Auto insurance premiums increased 52% from 2020 to 2026, according to the CPI. The average annual premium now exceeds $2,100 — and many Americans are paying $3,000–$5,000 in high-cost states. Most overpayment is preventable.
Step 1: Shop every renewal (most people never do this)
Insurance company loyalty is financially punished. New customer rates average 20–35% below renewal rates for identical coverage. Shop at least 5 carriers every 12 months. Get quotes from direct insurers (Geico, Progressive, State Farm) AND independent brokers who access multiple carriers simultaneously.
Discounts most people never ask for
| Discount | Typical savings |
|---|---|
| Bundling auto + home/renters | 10-25% |
| Paying annually (vs monthly) | 5-10% |
| Paperless billing | $5-$30/year |
| Good driver telematics (app) | 10-30% (if you drive well) |
| Low mileage (under 7,500/yr) | 5-15% |
| Vehicle safety features | 5-15% |
| Good student (under 25) | 5-15% |
Coverage optimization: where you're probably over-insured
- Collision/comprehensive on old cars: If your car is worth under $4,000, the premium for collision often exceeds the maximum payout. Rule: drop if annual collision premium exceeds 10% of car's value.

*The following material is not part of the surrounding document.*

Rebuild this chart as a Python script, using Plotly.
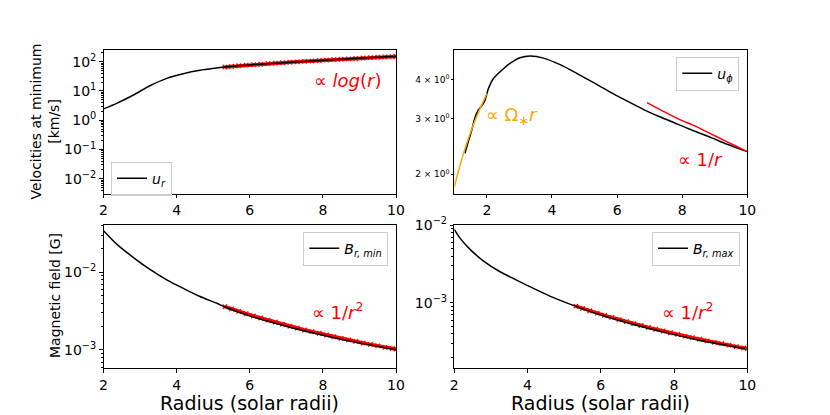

- Rental reimbursement: If you have a spare car or could use Uber for a claim period, this $10–$15/month coverage often isn't worth it.
- Roadside assistance: If you have AAA or credit card coverage, don't also pay for it through your insurer.
Raising your deductible: the math
Going from $500 to $1,500 deductible typically saves $200–$400/year in premium. If you have a $1,500 emergency fund and can survive a claim without financial crisis, the higher deductible is almost always worth it over 5+ years of ownership.